I’m trying to set up a standalone snowflake bridge but it seems like my network is behind a restrictive NAT. When I checked the snowflake status, it returned this. I imagine that the snowflake is not operating properly because of the NAT restriction, can someone confirm if this is the case and what I can do to fix this?
% sudo systemctl status snowflake-proxy
● snowflake-proxy.service - snowflake-proxy
Loaded: loaded (/lib/systemd/system/snowflake-proxy.service; enabled; preset: enabled)
Active: active (running) since Sun 2025-01-05 17:23:36 EST; 1min 0s ago
Docs: man:snowflake-proxy
https://snowflake.torproject.org/
Main PID: 10850 (snowflake-proxy)
Tasks: 6 (limit: 18986)
Memory: 9.4M
CPU: 103ms
CGroup: /system.slice/snowflake-proxy.service
└─10850 /usr/bin/snowflake-proxy
Jan 05 17:23:36 localhost systemd[1]: Started snowflake-proxy.service - snowflake-proxy.
Jan 05 17:23:36 localhost snowflake-proxy[10850]: 2025/01/05 22:23:36 Proxy starting
Jan 05 17:24:02 localhost snowflake-proxy[10850]: 2025/01/05 22:24:02 NAT type: restricted
It might also be useful to read that whole thread posted by WofWca. Especially my D’oh! moment. The thread goes through all the problems I had doing what you are trying.

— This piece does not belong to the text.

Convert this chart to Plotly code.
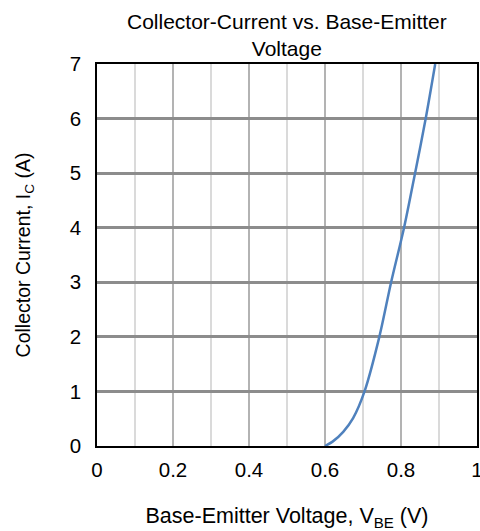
import plotly.graph_objects as go

vbe = [0.60, 0.62, 0.648, 0.674, 0.704, 0.743, 0.774, 0.808, 0.837, 0.865, 0.890]
ic = [0.0, 0.08, 0.26, 0.51, 1.0, 2.0, 3.0, 4.0, 5.0, 6.0, 7.0]

x_ticks = [0, 0.2, 0.4, 0.6, 0.8, 1]
x_labels = ["0", "0.2", "0.4", "0.6", "0.8", "1"]
y_ticks = [0, 1, 2, 3, 4, 5, 6, 7]

FONT = "Liberation Sans, Arial, sans-serif"

fig = go.Figure()
fig.add_trace(go.Scatter(
    x=vbe, y=ic, mode="lines",
    line=dict(color="#4f81bd", width=2.5, shape="spline", smoothing=0.8),
    showlegend=False, hoverinfo="skip",
))

fig.update_layout(
    width=480, height=531,
    margin=dict(l=97, r=3, t=64, b=85),
    paper_bgcolor="white", plot_bgcolor="white",
    font=dict(family=FONT, color="black", size=20),
)
fig.add_annotation(
    text="Collector-Current vs. Base-Emitter<br>Voltage",
    x=0.5, xref="paper", xanchor="center",
    y=1, yref="paper", yanchor="bottom", yshift=2,
    showarrow=False, font=dict(size=21, family=FONT), align="center",
)

fig.update_xaxes(
    automargin=False,
    range=[0, 1], tickvals=x_ticks, ticktext=x_labels,
    tickfont=dict(size=20.5), ticks="outside", ticklen=5, tickcolor="rgba(0,0,0,0)",
    ticklabeloverflow="allow",
    showgrid=True, gridcolor="#b3b3b3", gridwidth=1.5,
    minor=dict(dtick=0.1, showgrid=True, gridcolor="#dadada", gridwidth=1.5),
    showline=True, linecolor="black", linewidth=1.5, mirror=True,
    zeroline=False,
    title=dict(text="Base-Emitter Voltage, V<sub>BE</sub> (V)", font=dict(size=21.5), standoff=36),
)
fig.update_yaxes(
    automargin=False,
    range=[0, 7], tickvals=y_ticks,
    tickfont=dict(size=20.5), ticks="outside", ticklen=10, tickcolor="rgba(0,0,0,0)",
    showgrid=True, gridcolor="#8c8c8c", gridwidth=2.5,
    showline=True, linecolor="black", linewidth=1.5, mirror=True,
    zeroline=False,
    title=dict(text="Collector Current, I<sub>C</sub> (A)", font=dict(size=19.5), standoff=34),
)

fig.write_html("out.html", config={"displayModeBar": False},
               post_script="document.body.style.margin='0';document.body.style.overflow='hidden';")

I followed (Tor Project_Compile Snowflake proxy from the source).
I ignore item 6. Keep your Snowflake proxy updated
Bottom line: I forgot to let the ports through my Ubuntu Firewall. This was the solution.
I used -ephemeral-ports-range in the startup and capacity of 9 and am now an unrestricted proxy.
It’s obvious: Linux but state everything you are using and doing. What version of the proxy. What instructions you used, etc, etc, etc.
There was a user who said he used 2.5 the number of -ephemeral-ports relative to the number of clients. I see you used 6. I used 3x the number of client capacity.
I also used -verbose in the start up command. Then you can look at the log produced.